China stone axes 'display ancient writing'
Fragments of two ancient stone axes found in China could display some of the world's earliest primitive writing, Chinese archaeologists say.
The markings on the axes, unearthed near Shanghai, could date back at least 5,000 years, the scientists say.
But Chinese scholars are divided on whether the markings are proper writing or a less sophisticated stream of symbols.
The world's oldest writing is thought to be from Mesopotamia from 3,300 BC.
The stone fragments are part of a large trove of artefacts discovered between 2003 and 2006 at a site just south of Shanghai, says the BBC's Celia Hatton in Beijing.
But it has taken years for archaeologists to examine their discoveries and release their findings, our correspondent adds.
The findings have not been reviewed by experts outside China, reports say.

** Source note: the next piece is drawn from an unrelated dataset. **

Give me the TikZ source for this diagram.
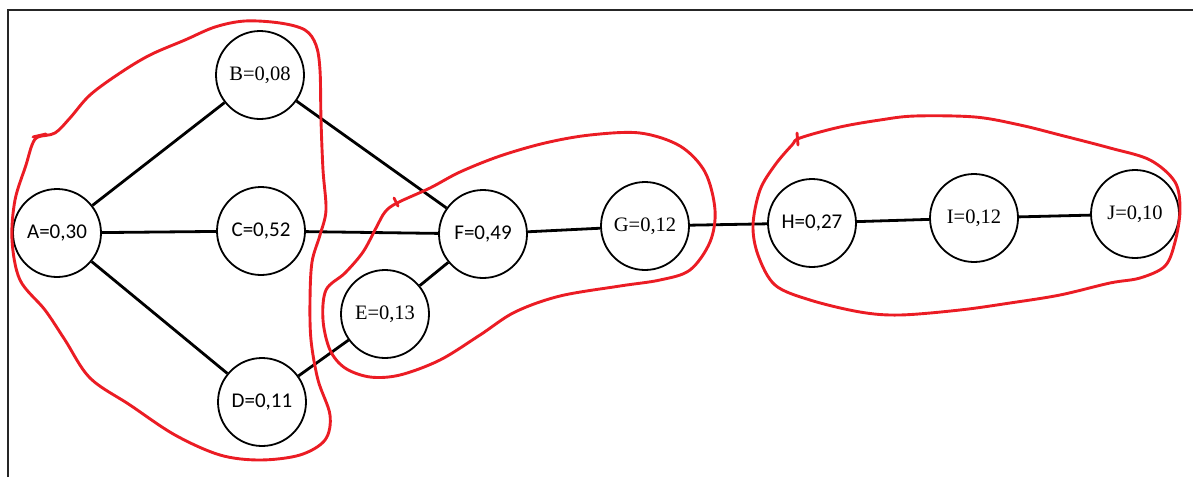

"The main thing is that there are six symbols arranged together and three of them are the same," lead archaeologist Xu Xinmin told local reporters, referring to markings on one of the pieces.
"This clearly is a sentence expressing some kind of meaning".
Cao Jinyan, a well-known scholar on ancient writing, also told local media that the markings could be an early form of writing.
"Although we cannot yet accurately read the meaning of the 'words' carved on the stone axes, we can be certain that they belong to the category of words, even if they are somewhat primitive," he said.
Some scholars, however, remain unconvinced. Archaeologist Liu Zhao from Fudan University in Shanghai told the Associated Press news agency they "do not have enough material" to make conclusions.
If proven, the stone axes will be older than the earliest proven Chinese writing found on animal bones, which dates back 3,300 years.